Marion Island
Marion Island

Marion Island, part of the Prince Edward Islands chain, is one of the peaks of a large underwater shield volcano that rises some 5000 m (16,500 ft) from the sea floor to the top of Mascarin Peak. The volcano was thought to be extinct, but erupted in 1980 and is now classified as "active". The island is part of the Southern Indian Ocean Islands tundra ecoregion that includes several subantarctic islands. In this cold climate plant life is mainly limited to grasses, mosses and lichens, while the main indigenous animals are insects along with large populations of seabirds, seals and penguins.

In late 1947 and early 1948, South Africa annexed the islands and installed the meteorological station on Transvaal Cove on the north-east coast of Marion Island. The research station was soon enlarged and today researches the biology of the islands, in particular the birds (penguins, petrels, albatrosses, gulls) and seals. Today, the research station is called RSA Marion Station.

On September 22, 1979, one of the US Vela spy satellites recorded an activity near the Prince Edward Islands, which was initially interpreted as the "double flash" of a small nuclear test. The event is still controversial and is known as the Vela Incident.

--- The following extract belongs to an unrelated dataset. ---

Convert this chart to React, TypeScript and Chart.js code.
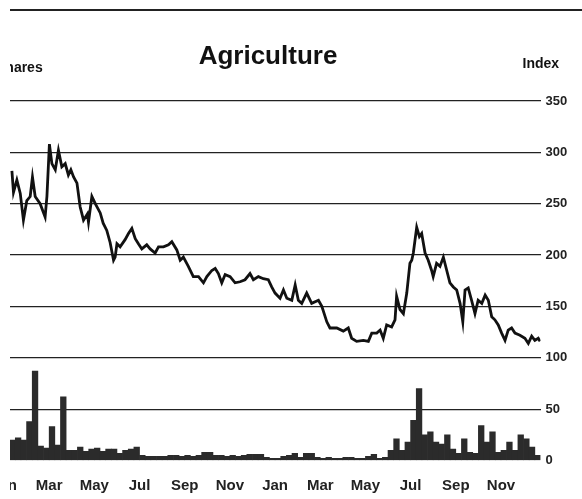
import React, { useEffect, useRef } from "react";
import { Chart, registerables } from "chart.js";

Chart.register(...registerables);

const titleText = "Agriculture";
const leftAxisTitle = "Shares";
const rightAxisTitle = "Index";

const xTickMonths = [0, 2, 4, 6, 8, 10, 12, 14, 16, 18, 20, 22];
const xTickLabels = ["Jan", "Mar", "May", "Jul", "Sep", "Nov", "Jan", "Mar", "May", "Jul", "Sep", "Nov"];
const yTicks = [0, 50, 100, 150, 200, 250, 300, 350];

// Index line: x in months from the first January, value of the index
const indexMonths = [
  0.35, 0.42, 0.57, 0.72, 0.86, 1.01, 1.16, 1.26, 1.38, 1.6, 1.82, 1.9, 2.01, 2.12, 2.27, 2.41, 2.56, 2.71, 2.85, 2.96,
  3.08, 3.23, 3.37, 3.52, 3.69, 3.74, 3.89, 4.04, 4.26, 4.39, 4.55, 4.7, 4.85, 4.92, 5.0, 5.14, 5.36, 5.51, 5.66, 5.81,
  5.95, 6.1, 6.32, 6.47, 6.69, 6.84, 7.06, 7.28, 7.43, 7.65, 7.8, 7.94, 8.16, 8.38, 8.61, 8.83, 8.98, 9.2, 9.35, 9.49,
  9.64, 9.79, 10.01, 10.23, 10.45, 10.67, 10.89, 11.04, 11.26, 11.48, 11.7, 11.85, 12.0, 12.22, 12.37, 12.52, 12.74,
  12.89, 13.03, 13.18, 13.4, 13.62, 13.92, 14.07, 14.29, 14.43, 14.73, 15.02, 15.24, 15.39, 15.61, 15.91, 16.13, 16.28,
  16.5, 16.65, 16.79, 16.94, 17.16, 17.31, 17.38, 17.53, 17.68, 17.83, 17.97, 18.05, 18.12, 18.27, 18.39, 18.49, 18.64,
  18.78, 18.93, 19.0, 19.15, 19.3, 19.45, 19.6, 19.74, 19.89, 20.04, 20.19, 20.31, 20.41, 20.55, 20.7, 20.85, 20.99,
  21.15, 21.3, 21.44, 21.59, 21.73, 21.88, 22.03, 22.18, 22.32, 22.47, 22.62, 22.84, 23.06, 23.21, 23.36, 23.5, 23.65,
  23.73,
];
const indexValues = [
  282, 261, 273, 260, 234, 253, 257, 276, 257, 250, 237, 257, 308, 289, 283, 302, 286, 289, 278, 283,
  276, 270, 247, 234, 240, 232, 257, 250, 241, 231, 224, 212, 195, 198, 211, 208, 215, 221, 226, 216,
  211, 206, 210, 206, 202, 208, 208, 210, 213, 205, 195, 198, 189, 179, 179, 173, 179, 185, 187, 182,
  173, 181, 179, 173, 174, 176, 182, 176, 179, 177, 176, 169, 163, 158, 166, 158, 156,
  171, 156, 153, 163, 153, 156, 150, 135, 129, 129, 126, 129, 119, 116, 117, 116, 124,
  124, 127, 119, 132, 130, 137, 160, 147, 143, 163, 192, 195, 202, 227, 218, 221, 202,
  195, 185, 179, 192, 189, 198, 185, 173, 169, 166, 153, 135, 166, 168, 156, 143, 156,
  153, 161, 156, 140, 137, 132, 124, 117, 127, 129, 124, 122, 119, 114, 121, 117, 119,
  116,
];

// Weekly share volume (one bar per quarter month)
const volumeValues = [
  20, 20, 22, 20, 38, 87, 14, 12, 33, 15, 62, 10, 10, 13, 9, 11, 12, 9, 11, 11,
  7, 10, 11, 13, 5, 4, 4, 4, 4, 5, 5, 4, 5, 4, 5, 8, 8, 5, 5, 4,
  5, 4, 5, 6, 6, 6, 3, 2, 2, 4, 5, 7, 3, 7, 7, 3, 2, 3, 2, 2,
  3, 3, 2, 2, 4, 6, 2, 3, 10, 21, 10, 18, 39, 70, 25, 28, 18, 16, 25, 11,
  7, 21, 8, 7, 34, 18, 28, 8, 10, 18, 10, 25, 21, 13, 5,
];

const FONT = '"Liberation Sans", Arial, Helvetica, sans-serif';

const textPlugin = {
  id: "extraTexts",
  afterDraw(chart: any) {
    const ctx = chart.ctx as CanvasRenderingContext2D;
    const area = chart.chartArea;
    ctx.save();
    ctx.fillStyle = "#111";
    ctx.font = `bold 26px ${FONT}`;
    ctx.textAlign = "center";
    ctx.textBaseline = "alphabetic";
    ctx.fillText(titleText, 298, 64);
    ctx.font = `bold 14px ${FONT}`;
    ctx.textAlign = "left";
    ctx.fillText(leftAxisTitle, 26, 72);
    ctx.fillText(rightAxisTitle, area.right - 18, 68);
    ctx.strokeStyle = "#222";
    ctx.lineWidth = 2;
    ctx.beginPath();
    ctx.moveTo(0, 10);
    ctx.lineTo(chart.width, 10);
    ctx.stroke();
    ctx.restore();
  },
};

export default function App() {
  const ref = useRef<HTMLCanvasElement | null>(null);

  useEffect(() => {
    if (!ref.current) return;
    const lineData = indexMonths.map((m, i) => ({ x: m, y: indexValues[i] }));
    const barData = volumeValues.map((v, i) => ({ x: (i + 0.5) / 4, y: v }));
    const chart = new Chart(ref.current, {
      type: "bar",
      data: {
        datasets: [
          {
            type: "line",
            label: "Index",
            data: lineData,
            borderColor: "#111",
            borderWidth: 2.8,
            pointRadius: 0,
            tension: 0,
            fill: false,
          } as any,
          {
            type: "bar",
            label: "Shares",
            data: barData,
            backgroundColor: "#2b2b2b",
            borderWidth: 0,
            barPercentage: 1,
            categoryPercentage: 1,
          } as any,
        ],
      },
      options: {
        animation: false,
        responsive: true,
        maintainAspectRatio: false,
        layout: { padding: { left: 34, right: 0, top: 101, bottom: 0 } },
        plugins: { legend: { display: false }, tooltip: { enabled: false }, title: { display: false } },
        scales: {
          x: {
            type: "linear",
            offset: false,
            min: 0,
            max: 23.75,
            grid: { display: false, drawTicks: false, offset: false },
            border: { display: false },
            afterBuildTicks: (scale: any) => {
              scale.ticks = xTickMonths.map((v) => ({ value: v }));
            },
            afterFit: (scale: any) => {
              scale.height = 38.5;
            },
            ticks: {
              autoSkip: false,
              maxRotation: 0,
              padding: 16,
              color: "#222",
              font: { family: FONT, size: 15, weight: "bold" },
              callback: (_v: any, i: number) => xTickLabels[i],
            },
          },
          y: {
            type: "linear",
            position: "right",
            min: 0,
            max: 350,
            grid: {
              drawTicks: false,
              color: (c: any) => (c.tick && c.tick.value === 0 ? "rgba(0,0,0,0)" : "#222"),
              lineWidth: 1.2,
            },
            border: { display: false },
            afterBuildTicks: (scale: any) => {
              scale.ticks = yTicks.map((v) => ({ value: v }));
            },
            afterFit: (scale: any) => {
              scale.width = 41.5;
            },
            ticks: {
              padding: 5,
              color: "#222",
              font: { family: FONT, size: 13, weight: "bold" },
            },
          },
        },
      },
      plugins: [textPlugin],
    } as any);
    return () => chart.destroy();
  }, []);

  return (
    <div
      style={{
        position: "fixed",
        left: 10,
        top: 0,
        width: 572,
        height: 499,
        overflow: "hidden",
        background: "#fff",
      }}
    >
      <div style={{ position: "absolute", left: -40, top: 0, width: 612, height: 499 }}>
        <canvas ref={ref} />
      </div>
    </div>
  );
}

Unbeknown to most, Marion Island's meteorological station hid a far more dubious secret. Hidden away in the eastern cliffs of the island, a secret underground submarine and ship-maintenance base for the Vanguard had been maintained for several years. Outfitted from a world war two covert submarine dock utilized by the French, the abandoned facility had been purchased by Kazimir Volken and converted to use of the Vanguard organization.

The staff of the meteorological station on the cliffs above the quietly perform their mundane research, while serving as a cover for Vanguard operations.